How to re-connect to Amazon kubernetes cluster after stopping & starting instances? - kubernetes

I create a cluster for trying out kubernetes using cluster/kube-up.sh in Amazon EC2. Then I stop it to save money when not using it. Next time I start the master & minion instances in amazon, *~/.kube/config has old IP-s for the cluster master as EC2 assigns new public IP to the instances.
Currently I havent found way to provide Elastic IP-s to cluster/kube-up.sh so that consistent IP-s between stopping & starting instances would be set in place. Also the certificate in ~/.kube/config for the old IP so manually changing IP doesn't work either:
Running: ./cluster/../cluster/aws/../../cluster/../_output/dockerized/bin/darwin/amd64/kubectl get pods --context=aws_kubernetes
Error: Get https://52.24.72.124/api/v1beta1/pods?namespace=default: x509: certificate is valid for 54.149.120.248, not 52.24.72.124
How to make kubectl make queries against the same kubernetes master on a running on different IP after its restart?

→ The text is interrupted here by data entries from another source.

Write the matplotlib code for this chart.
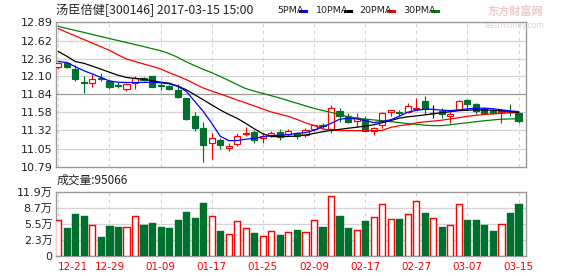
import matplotlib
matplotlib.use("Agg")
import matplotlib.pyplot as plt
import numpy as np

# ---------------- data ----------------
opens = [12.24, 12.29, 12.21, 12.02, 12.01, 12.08, 12.03, 11.97, 11.92, 12.01,
         12.08, 12.10, 11.97, 11.96, 11.91, 11.78, 11.52, 11.35, 11.13, 11.18,
         11.06, 11.12, 11.26, 11.30, 11.20, 11.25, 11.30, 11.26, 11.28, 11.25,
         11.33, 11.39, 11.34, 11.60, 11.53, 11.46, 11.48, 11.31, 11.39, 11.58,
         11.58, 11.58, 11.63, 11.75, 11.57, 11.60, 11.52, 11.62, 11.76, 11.70,
         11.63, 11.60, 11.58, 11.60, 11.57]
highs = [12.30, 12.31, 12.26, 12.10, 12.13, 12.15, 12.05, 12.02, 12.00, 12.10,
         12.09, 12.11, 12.00, 11.97, 11.99, 11.79, 11.59, 11.44, 11.28, 11.20,
         11.13, 11.28, 11.36, 11.32, 11.28, 11.31, 11.33, 11.33, 11.29, 11.35,
         11.39, 11.42, 11.69, 11.64, 11.57, 11.57, 11.53, 11.37, 11.58, 11.61,
         11.62, 11.71, 11.79, 11.81, 11.69, 11.64, 11.58, 11.76, 11.77, 11.71,
         11.66, 11.64, 11.63, 11.70, 11.59]
lows = [12.21, 12.22, 12.04, 11.86, 11.95, 12.03, 11.92, 11.93, 11.89, 11.92,
        12.04, 11.94, 11.91, 11.91, 11.79, 11.47, 11.31, 10.86, 10.90, 11.04,
        11.02, 11.09, 11.24, 11.14, 11.13, 11.22, 11.18, 11.23, 11.19, 11.22,
        11.31, 11.34, 11.28, 11.44, 11.42, 11.37, 11.31, 11.25, 11.35, 11.52,
        11.52, 11.57, 11.63, 11.55, 11.49, 11.50, 11.42, 11.61, 11.62, 11.56,
        11.56, 11.55, 11.43, 11.53, 11.42]
closes = [12.29, 12.24, 12.07, 12.01, 12.06, 12.07, 11.94, 11.96, 11.99, 12.08,
          12.05, 11.95, 11.96, 11.92, 11.80, 11.48, 11.35, 11.11, 11.20, 11.10,
          11.09, 11.24, 11.28, 11.18, 11.24, 11.28, 11.22, 11.31, 11.23, 11.32,
          11.39, 11.38, 11.64, 11.52, 11.44, 11.49, 11.31, 11.35, 11.57, 11.61,
          11.57, 11.67, 11.64, 11.63, 11.57, 11.55, 11.56, 11.75, 11.70, 11.60,
          11.57, 11.57, 11.60, 11.59, 11.46]
# volume in units of 10,000 (万)
volumes = [6.24, 4.76, 7.52, 7.12, 5.23, 2.87, 5.10, 4.89, 4.89, 7.05,
           5.30, 5.70, 4.89, 4.76, 6.31, 7.93, 6.78, 9.74, 7.05, 4.09,
           3.48, 6.04, 4.69, 3.75, 3.07, 4.22, 3.34, 3.88, 4.29, 4.02,
           6.24, 4.89, 11.09, 7.12, 4.76, 4.42, 6.11, 6.85, 9.47, 6.44,
           6.51, 7.45, 10.08, 7.72, 6.65, 4.89, 5.23, 9.47, 6.31, 6.31,
           5.30, 4.09, 5.63, 7.72, 9.51]
ma5 = [12.317, 12.302, 12.241, 12.183, 12.135, 12.086, 12.035, 12.016, 12.012, 12.012,
       12.013, 12.016, 12.007, 11.993, 11.956, 11.885, 11.740, 11.594, 11.421, 11.233,
       11.168, 11.169, 11.190, 11.200, 11.223, 11.242, 11.247, 11.255, 11.273, 11.284,
       11.318, 11.369, 11.418, 11.478, 11.494, 11.484, 11.459, 11.430, 11.446, 11.472,
       11.521, 11.581, 11.607, 11.625, 11.622, 11.610, 11.604, 11.615, 11.629, 11.639,
       11.639, 11.632, 11.615, 11.600, 11.590]
ma10 = [12.462, 12.393, 12.316, 12.291, 12.249, 12.206, 12.161, 12.118, 12.086, 12.070,
        12.061, 12.038, 12.017, 12.003, 11.961, 11.908, 11.834, 11.762, 11.687, 11.613,
        11.549, 11.491, 11.418, 11.340, 11.267, 11.227, 11.228, 11.229, 11.235, 11.250,
        11.273, 11.297, 11.316, 11.332, 11.348, 11.363, 11.379, 11.398, 11.428, 11.459,
        11.494, 11.514, 11.527, 11.542, 11.558, 11.574, 11.588, 11.604, 11.610, 11.615,
        11.613, 11.609, 11.604, 11.590, 11.578]
ma20 = [12.793, 12.740, 12.688, 12.636, 12.583, 12.531, 12.478, 12.414, 12.353, 12.317,
        12.281, 12.246, 12.209, 12.154, 12.107, 12.055, 11.993, 11.932, 11.889, 11.846,
        11.802, 11.757, 11.715, 11.671, 11.628, 11.584, 11.552, 11.520, 11.477, 11.426,
        11.389, 11.338, 11.319, 11.314, 11.314, 11.314, 11.314, 11.314, 11.317, 11.360,
        11.385, 11.399, 11.426, 11.440, 11.452, 11.465, 11.484, 11.501, 11.522, 11.535,
        11.548, 11.556, 11.565, 11.571, 11.578]
ma30 = [12.826, 12.797, 12.768, 12.739, 12.708, 12.679, 12.650, 12.621, 12.592, 12.563,
        12.534, 12.503, 12.473, 12.432, 12.378, 12.313, 12.257, 12.204, 12.155, 12.099,
        12.041, 11.981, 11.923, 11.887, 11.853, 11.820, 11.786, 11.748, 11.711, 11.673,
        11.636, 11.607, 11.578, 11.546, 11.514, 11.498, 11.481, 11.469, 11.457, 11.444,
        11.430, 11.415, 11.404, 11.393, 11.385, 11.386, 11.399, 11.414, 11.428, 11.443,
        11.457, 11.469, 11.479, 11.484, 11.484]
date_labels = ['12-21', '12-29', '01-09', '01-17', '01-25',
               '02-09', '02-17', '02-27', '03-07', '03-15']
price_ticks = [10.79, 11.05, 11.32, 11.58, 11.84, 12.10, 12.36, 12.62, 12.89]
vol_ticks = [-0.9, 2.3, 5.5, 8.7, 11.9]
vol_tick_labels = ['0', '2.3万', '5.5万', '8.7万', '11.9万']
ma_names = ['5PMA', '10PMA', '20PMA', '30PMA']
title_text = '汤臣倍健[300146] 2017-03-15 15:00'
vol_text = '成交量:95066'

# ---------------- style ----------------
RED = '#ff0000'
GREEN = '#00702f'
GRID = '#d4d4d4'
FRAME = '#9a9a9a'
MA_COLORS = ['#0000ff', 'black', RED, '#008000']
plt.rcParams['font.family'] = ['DejaVu Sans', 'Noto Sans CJK SC']

W, H = 578, 276
fig = plt.figure(figsize=(W / 100, H / 100), dpi=100)
fig.patch.set_facecolor('white')

def fx(px):
    return px / W

def fy(py):
    return 1 - py / H

L, R = 55.5, 525.5
ax = fig.add_axes([fx(L), fy(166.7), fx(R - L), fy(22) - fy(166.7)])
axv = fig.add_axes([fx(L), fy(256), fx(R - L), fy(192.3) - fy(256)])

n = len(closes)
x = np.arange(n)
tick_idx = np.arange(0, n, 6)
bw = 0.72
lw = 0.85

for a in (ax, axv):
    a.set_xlim(-0.33, n - 1 + 0.82)
    for s in a.spines.values():
        s.set_color(FRAME)
        s.set_linewidth(1.0)
    a.tick_params(length=0, labelsize=8, colors='#222222', pad=2)
    for t in tick_idx:
        a.axvline(t, color=GRID, lw=0.8, ls=(0, (3, 3)), zorder=0)

# ---- price panel ----
ax.set_ylim(price_ticks[0], price_ticks[-1])
ax.set_yticks(price_ticks)
ax.set_yticklabels([f'{v:.2f}' for v in price_ticks])
for v in price_ticks[1:-1]:
    ax.axhline(v, color=(FRAME if v == 11.84 else GRID), lw=0.9, zorder=0)
ax.set_xticks([])

for i in range(n):
    o, h, l, c = opens[i], highs[i], lows[i], closes[i]
    if c > o:
        col, face = RED, 'white'
    elif c < o:
        col, face = GREEN, GREEN
    else:
        col, face = 'black', 'black'
    ax.vlines(x[i], l, h, color=col, lw=lw, zorder=2)
    ax.bar(x[i], abs(c - o), bottom=min(o, c), width=bw, facecolor=face,
           edgecolor=col, linewidth=lw, zorder=3)

for series, colr in zip([ma30, ma20, ma10, ma5], MA_COLORS[::-1]):
    ax.plot(x, series, color=colr, lw=0.9, zorder=4)

# ---- volume panel ----
axv.set_ylim(vol_ticks[0], vol_ticks[-1])
axv.set_yticks(vol_ticks)
axv.set_yticklabels(vol_tick_labels)
for v in vol_ticks[1:-1]:
    axv.axhline(v, color=GRID, lw=0.9, zorder=0)
for i in range(n):
    up = closes[i] >= opens[i]
    axv.bar(x[i], volumes[i] - vol_ticks[0], bottom=vol_ticks[0], width=bw,
            facecolor=('white' if up else GREEN),
            edgecolor=(RED if up else GREEN), linewidth=lw * 1.2, zorder=3)
axv.set_xticks(tick_idx)
axv.set_xticklabels(date_labels)
axv.tick_params(axis='x', colors=RED, labelsize=7.5, pad=4)
axv.get_xticklabels()[0].set_ha('left')

# ---- texts ----
fig.text(fx(56), fy(10.5), title_text, fontsize=8.8, va='center', ha='left',
         family=['Noto Sans CJK SC', 'DejaVu Sans'], color='#222222')
name_x = [277, 316, 359, 403]
for name, colr, px in zip(ma_names, MA_COLORS, name_x):
    fig.text(fx(px), fy(10.5), name, fontsize=6.8, va='center', ha='left', color='#222222')
    end = px + 5.6 * len(name) - 1
    fig.add_artist(plt.Line2D([fx(end + 2), fx(end + 8)], [fy(10.5), fy(10.5)],
                              color=colr, lw=2.2))
fig.text(fx(57), fy(180), vol_text, fontsize=8.5, va='center', ha='left',
         family=['Noto Sans CJK SC', 'DejaVu Sans'], color='#222222')
fig.text(fx(515), fy(12), '东方财富网', fontsize=8, va='center', ha='center',
         family=['Noto Sans CJK SC'], color='#f0c8c8', weight='bold')
fig.text(fx(515), fy(26), 'eastmoney.com', fontsize=5.5, va='center', ha='center',
         color='#e8d0d0')

fig.savefig('out.png', dpi=100)
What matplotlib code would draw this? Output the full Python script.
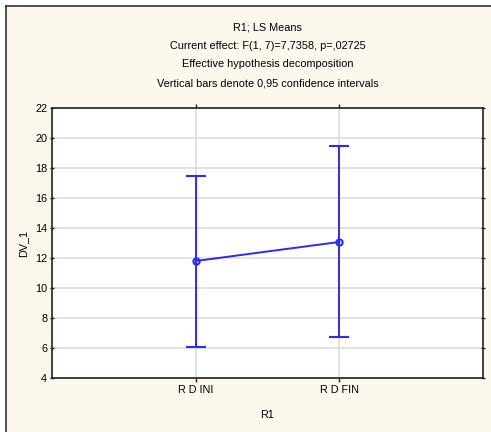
import matplotlib.pyplot as plt
from matplotlib.patches import Rectangle

# LS means with 0.95 confidence intervals
categories = ["R D INI", "R D FIN"]
means = [11.8, 13.07]
ci_low = [6.07, 6.71]
ci_high = [17.5, 19.49]

title_lines = [
    "R1; LS Means",
    "Current effect: F(1, 7)=7,7358, p=,02725",
    "Effective hypothesis decomposition",
    "Vertical bars denote 0,95 confidence intervals",
]

plt.rcParams["font.family"] = ["Liberation Sans", "DejaVu Sans"]
plt.rcParams["font.size"] = 7.8

W, H = 491, 432
fig = plt.figure(figsize=(W / 100, H / 100), dpi=100)
fig.patch.set_facecolor("white")

# cream panel behind the plot
panel = Rectangle((6 / W, 0), 1 - 6 / W, (H - 6) / H, transform=fig.transFigure,
                  facecolor="#fdf8ee", edgecolor="none", zorder=-10)
fig.add_artist(panel)
fig.add_artist(plt.Line2D([6 / W, 1], [(H - 6) / H] * 2, transform=fig.transFigure,
                          color="#333333", lw=1.2, zorder=-9))
fig.add_artist(plt.Line2D([6 / W] * 2, [0, (H - 6) / H], transform=fig.transFigure,
                          color="#333333", lw=1.2, zorder=-9))

# axes box in pixels: left 52, right 483, top 108, bottom 378
ax = fig.add_axes([52 / W, (H - 378) / H, (483 - 52) / W, (378 - 108) / H])
ax.set_facecolor("white")

x = [1, 2]
lower_err = [m - lo for m, lo in zip(means, ci_low)]
upper_err = [hi - m for m, hi in zip(means, ci_high)]
ax.errorbar(x, means, yerr=[lower_err, upper_err], color="#2a2aff", lw=1.4,
            capsize=7, capthick=1.4, marker="o", markersize=4.5,
            markerfacecolor="none", markeredgewidth=1.5, zorder=3)

ax.set_xlim(0, 3)
ax.set_ylim(4, 22)
ax.set_yticks(range(4, 23, 2))
ax.set_xticks(x)
ax.set_xticklabels(categories)
ax.grid(True, color="#dddddd", lw=1.2)
ax.set_axisbelow(True)
for s in ax.spines.values():
    s.set_color("#222222")
    s.set_linewidth(1.2)
ax.tick_params(direction="out", length=3, width=1, colors="#222222", pad=2,
               labelcolor="black", top=True, right=True)
ax.tick_params(axis="y", which="both", right=True, direction="inout")

ax.set_ylabel("DV_1", labelpad=5)
ax.set_xlabel("R1", labelpad=11)

y0 = H - 27
for i, line in enumerate(title_lines):
    fig.text(267.5 / W, (y0 - i * 18.7) / H, line, ha="center", va="center")

fig.savefig("out.png", dpi=100)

If the only thing that has changed about your cluster is the IP address of the master, you can manually modify the master location by editing the file ~/.kube/config (look for the line that says "server" with an IP address).
This use case (pausing/resuming a cluster) isn't something that we commonly test for so you may encounter other issues once your cluster is back up and running. If you do, please file an issue on the GitHub repository.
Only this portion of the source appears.